As for the issue of whether the negligence of GRM was an intervening cause,
the general rule is that if, subsequently to an original wrongful act, a new cause has intervened, of itself sufficient to stand as the cause of the misfortune, the former must be considered as too remote, still if the character of the intervening act claimed to break the connection between the original wrongful act and the subsequent injury was such that its probable or natural consequences could reasonably have been anticipated, apprehended, or foreseen by the original wrong-doer, the causal connection is not broken, and the original wrong-doer is responsible for all of the consequences resulting from the intervening act. The rule that an intervening and independent wrongful act of a third person producing the injury, and without which it would not have occurred, should be treated as the proximate cause, insulating and excluding the negligence of the defendant, would not apply if the defendant had reasonable grounds for apprehending that such wrongful act would be committed.

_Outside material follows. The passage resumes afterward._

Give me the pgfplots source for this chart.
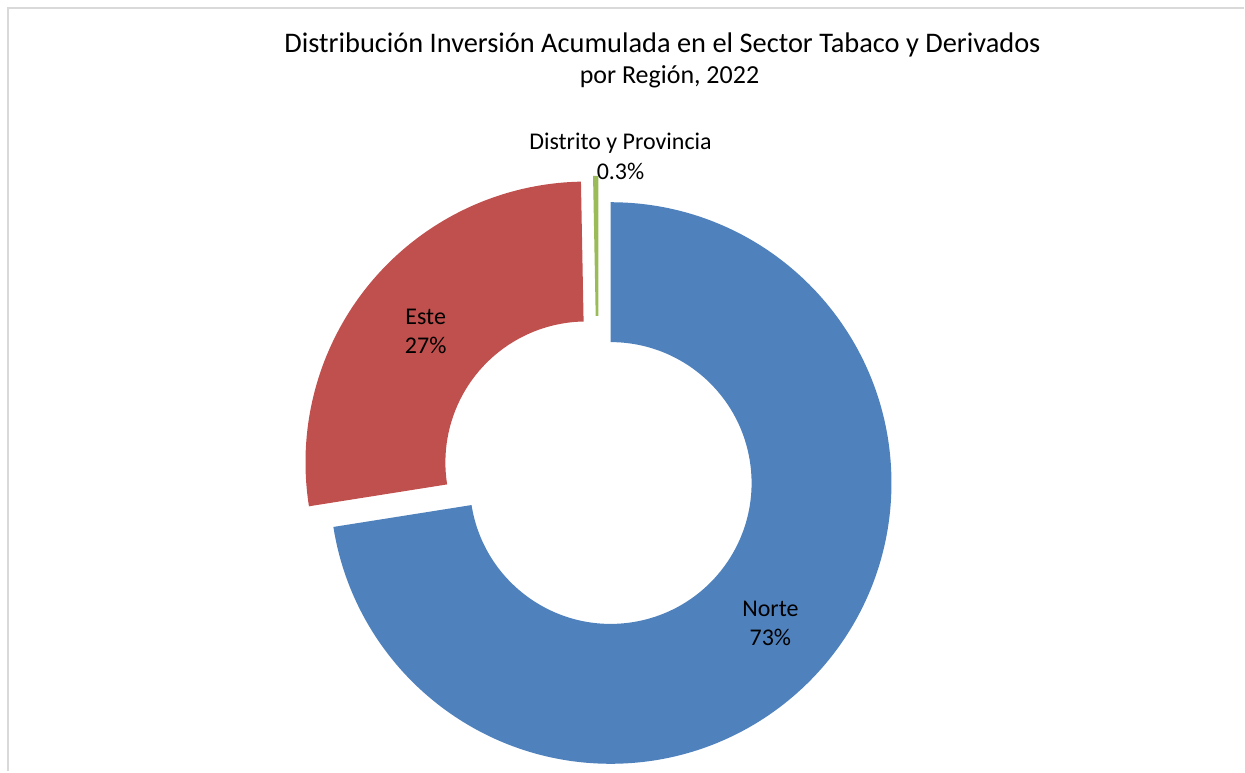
\documentclass[border=0pt]{standalone}
\usepackage{pgfplots}
\pgfplotsset{compat=1.18}
\usepackage{pgfplotstable}
\usepackage{fontspec}
\setmainfont{Carlito}
\definecolor{cNorte}{HTML}{4F81BD}
\definecolor{cEste}{HTML}{C0504D}
\definecolor{cDist}{HTML}{9BBB59}
\definecolor{frameg}{HTML}{D9D9D9}

\pgfplotstableread{
region value
Norte 72.5
Este 27.2
Distrito 0.3
}\datatable

\begin{document}
\begin{tikzpicture}
\pgfplotstablegetelem{0}{value}\of\datatable \let\vN\pgfplotsretval
\pgfplotstablegetelem{1}{value}\of\datatable \let\vE\pgfplotsretval
\pgfplotstablegetelem{2}{value}\of\datatable \let\vD\pgfplotsretval
\pgfmathsetmacro{\tot}{\vN+\vE+\vD}
\pgfmathsetmacro{\aA}{90}
\pgfmathsetmacro{\aB}{\aA-\vN/\tot*360}
\pgfmathsetmacro{\aC}{\aB-\vE/\tot*360}
\pgfmathsetmacro{\aD}{\aC-\vD/\tot*360}
\pgfmathsetmacro{\mN}{(\aA+\aB)/2}
\pgfmathsetmacro{\mE}{(\aB+\aC)/2}
\pgfmathsetmacro{\mD}{(\aC+\aD)/2}
\def\Rout{140.5pt}
\def\Rin{70.5pt}
\def\explode{8pt}
\newcommand{\slice}[4]{%
  \path ([shift={(#4:\explode)}]C) coordinate (O);
  \fill[#1] ([shift={(#2:\Rout)}]O) arc[start angle=#2,end angle=#3,radius=\Rout]
     -- ([shift={(#3:\Rin)}]O) arc[start angle=#3,end angle=#2,radius=\Rin] -- cycle;
}
\begin{axis}[x=0.5pt,y=0.5pt,xmin=0,xmax=1245,ymin=0,ymax=772,
  hide axis,clip=false]
\path (axis cs:0,0) rectangle (axis cs:1245,772);
\draw[frameg,line width=1pt] (axis cs:8,0) -- (axis cs:8,764) -- (axis cs:1245,764);
\coordinate (C) at (axis cs:599,299);
\slice{cNorte}{\aA}{\aB}{\mN}
\slice{cEste}{\aB}{\aC}{\mE}
\slice{cDist}{\aC}{\aD}{\mD}
\node[font=\fontsize{14.2}{17}\selectfont,align=center] at (axis cs:663,727) {Distribución Inversión Acumulada en el Sector Tabaco y Derivados};
\node[font=\fontsize{13}{16}\selectfont,align=center] at (axis cs:670,695) {por Región, 2022};
\node[font=\fontsize{12}{14}\selectfont,align=center] at (axis cs:621,629) {Distrito y Provincia};
\node[font=\fontsize{12}{14}\selectfont,align=center] at (axis cs:621,600) {0.3\%};
\node[font=\fontsize{12}{14}\selectfont,align=center] at (axis cs:426,455) {Este};
\node[font=\fontsize{12}{14}\selectfont,align=center] at (axis cs:426,426) {27\%};
\node[font=\fontsize{12}{14}\selectfont,align=center] at (axis cs:771,163) {Norte};
\node[font=\fontsize{12}{14}\selectfont,align=center] at (axis cs:771,134) {73\%};
\end{axis}
\end{tikzpicture}
\end{document}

(Citation and punctuation omitted.) Ontario Sewing Machine Co. v. Smith, 275 Ga. 683, 686 (2) (572 SE2d 533) (2002). “Moreover, it is axiomatic that questions regarding proximate cause are undeniably a jury question and may only be determined by the courts in plain and undisputed cases.” (Citation and punctuation omitted.) Id. at 687. Here, given the expert’s testimony that because of the improper design and installation, it was likely that the materials would build up and block the conveyor and that the tunnel was improperly lighted, a jury issue is created on whether it was foreseeable that as a result of the blockage, Henning could reasonably have anticipated, apprehended, or foreseen that GRM would take the actions that it did. Accordingly, this is not one of those plain and undisputed cases in which the issue of proximate cause may be resolved as a matter of law, and I must respectfully dissent from the affirmance of the grant of summary judgment to Henning Construction Company.

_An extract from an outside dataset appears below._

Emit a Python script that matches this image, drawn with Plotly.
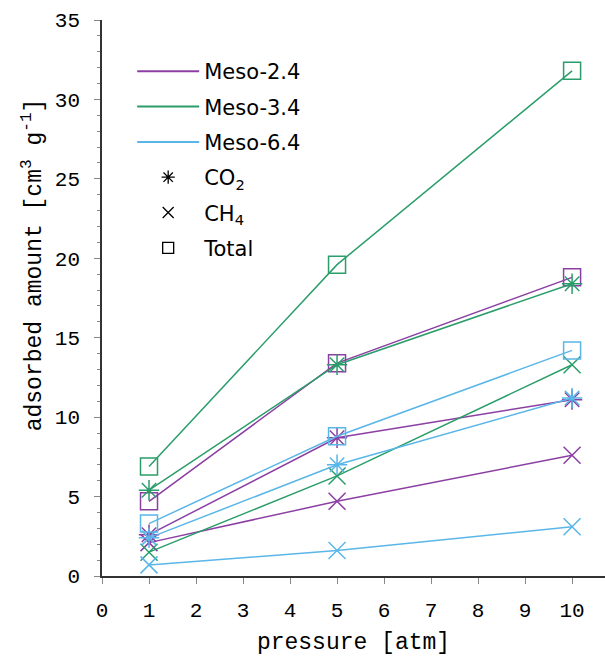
import plotly.graph_objects as go

pressure = [1, 5, 10]
series = ["Meso-2.4", "Meso-3.4", "Meso-6.4"]
colors = {"Meso-2.4": "#8B3FA3", "Meso-3.4": "#2A9D6A", "Meso-6.4": "#5AB6E8"}

co2 = {
    "Meso-2.4": [2.6, 8.7, 11.1],
    "Meso-3.4": [5.4, 13.3, 18.4],
    "Meso-6.4": [2.4, 7.0, 11.2],
}
ch4 = {
    "Meso-2.4": [2.1, 4.7, 7.6],
    "Meso-3.4": [1.5, 6.3, 13.3],
    "Meso-6.4": [0.7, 1.6, 3.1],
}
total = {
    "Meso-2.4": [4.7, 13.4, 18.8],
    "Meso-3.4": [6.9, 19.6, 31.8],
    "Meso-6.4": [3.3, 8.8, 14.2],
}

gases = [("CO<sub>2</sub>", co2, "asterisk-open"),
         ("CH<sub>4</sub>", ch4, "x-thin-open"),
         ("Total", total, "square-open")]

fig = go.Figure()

for s in series:
    for gname, data, sym in gases:
        fig.add_trace(go.Scatter(
            x=pressure, y=data[s], mode="lines+markers",
            line=dict(color=colors[s], width=1.5),
            marker=dict(symbol=sym, size=17, color=colors[s],
                        line=dict(color=colors[s], width=1.5)),
            showlegend=False, hoverinfo="skip"))

# legend entries
for s in series:
    fig.add_trace(go.Scatter(x=[None], y=[None], mode="lines", name=s,
                             line=dict(color=colors[s], width=2),
                             legendgroup=s))
for gname, data, sym in gases:
    fig.add_trace(go.Scatter(x=[None], y=[None], mode="markers", name=gname,
                             marker=dict(symbol=sym, size=11, color="black",
                                         line=dict(color="black", width=1.3)),
                             legendgroup=gname))

mono = "Liberation Mono, Courier New, monospace"
fig.update_layout(
    width=605, height=656,
    margin=dict(l=102, r=0, t=20, b=80),
    paper_bgcolor="white", plot_bgcolor="white",
    font=dict(family=mono, size=21, color="black"),
    legend=dict(x=0.06, y=0.944, xanchor="left", yanchor="top",
                font=dict(family="DejaVu Sans, sans-serif", size=21, color="black"),
                bgcolor="rgba(0,0,0,0)", tracegroupgap=5, itemwidth=62),
    xaxis=dict(range=[0, 10.7], tickmode="array", tickvals=list(range(0, 11)),
               showline=True, linecolor="#333", linewidth=1.5, ticks="outside",
               ticklen=6, tickcolor="#888", showgrid=False, zeroline=False,
               ticklabelstandoff=8, automargin=False,
               title=dict(text="pressure [atm]", font=dict(family=mono, size=23), standoff=19),
               tickfont=dict(family=mono, size=21)),
    yaxis=dict(range=[0, 35], tickmode="array", tickvals=list(range(0, 36, 5)),
               showline=True, linecolor="#333", linewidth=1.5, ticks="outside",
               ticklen=6, tickcolor="#888", showgrid=False, zeroline=False,
               ticklabelstandoff=10,
               minor=dict(dtick=1, ticks="outside", ticklen=3, tickcolor="#888"),
               tickfont=dict(family=mono, size=21)),
    annotations=[dict(text="adsorbed amount [cm<sup>3</sup> g<sup>-1</sup>]",
                      textangle=-90, xref="paper", yref="paper",
                      x=-0.137, y=0.559, xanchor="center", yanchor="middle",
                      showarrow=False, font=dict(family=mono, size=23))],
)

fig.write_html("out.html")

2. Although the majority affirms the grant of summary judgment to Caldwell Electrical Contractors because Cieplinski could not establish that its actions were the proximate cause of his injury, the trial court granted summary judgment to Caldwell based upon the acceptance doctrine. This doctrine provides that when
*279the work of an independent contractor is completed, turned over to, and accepted by the owner, the contractor is not liable to third persons for damages or injuries subsequently suffered by reason of the condition of the work, even though he was negligent in carrying out the contract, at least, if the defect is not hidden but readily observable on reasonable inspection.
(Citations and punctuation omitted.) Peachtree North Apts. Co. v. Huffman-Wolfe Co., 126 Ga. App. 594 (191 SE2d 485) (1972). The record shows that Caldwell was hired by GRM to install lights in the tunnel consistent with OSHA standards, and after Caldwell completed the work, GRM accepted it. Therefore, even assuming that Caldwell was negligent in not installing another light switch in the tunnel, the absence of the light switch was readily observable on reasonable inspection and was not a hidden defect. Accordingly, the trial court did not err by granting summary judgment to Caldwell Electrical Contractors.
3. I would also affirm the grant of summary judgment to Fred Fairchild because, as a construction design professional, Fairchild cannot be liable as a matter of law. OCGA§ 34-9-11 (a). Our Supreme Court has construed this section as creating
three express exceptions to the employee’s right to sue a third party, granting immunity from tort liability to employees of the same employer, persons who provide workers’ compensation benefits under a contract with the employer, and “construction design professionals.”
(Footnotes omitted.) Warden v. Hoar Constr. Co., 269 Ga. 715, 716 (1) (507 SE2d 428) (1998); Cotton v. Bowen, 241 Ga. App. 543, 545 (2) (524 SE2d 737) (1999). As defined in OCGA § 34-9-11 (b), a “construction design professional” is
any person who is an architect, professional engineer, landscape architect, geologist, or land surveyor who has been issued a license pursuant to Chapter 4, 15, 19, or 23 of Title 43 or any corporation organized to render professional services in Georgia through the practice of one or more such technical professions as architecture, professional engineering, landscape architecture, geology, or land surveying.
Cowart v. Crown American Properties, 258 Ga. App. 21, 23 (1) (572 SE2d 706) (2002).
*280Decided July 5, 2006.
Matthews & Steel, John D. Steel, Douglas P. McManamy, for appellant.
Stewart, Melvin & Frost, J. Douglas Stewart, Carlock, Copeland, Sender & Stair, David F. Root, Hall, Booth, Smith & Slover, Mark W. Wortham, John C. Cheshire, for appellees.
This record shows that Fairchild, a professional engineer and university professor of grain science and industry, was retained as an advisor by GRM, Cieplinski’s employer, to review Henning’s plans for the mill and determine whether the feed mill would function as planned. He had no role in the design of the mill. Therefore, as Fairchild was a construction design professional within the meaning of OCGA § 34-9-11 (a) and (b), he is immune from suit, and the trial court’s grant of summary judgment to him, even if on different grounds, is not reversible error. On appeal, a grant of summary judgment will be affirmed if it is right for any reason. Malaga Mgmt. Co. v. John Deere Co., 208 Ga. App. 764, 767 (5) (431 SE2d 746) (1993).
Therefore, although I concur in the majority’s affirmance of the grants of summary judgment to Caldwell Electrical Contractors and Fred Fairchild, albeit upon other grounds, I must respectfully dissent from the grant of summary judgment to Henning Construction Company.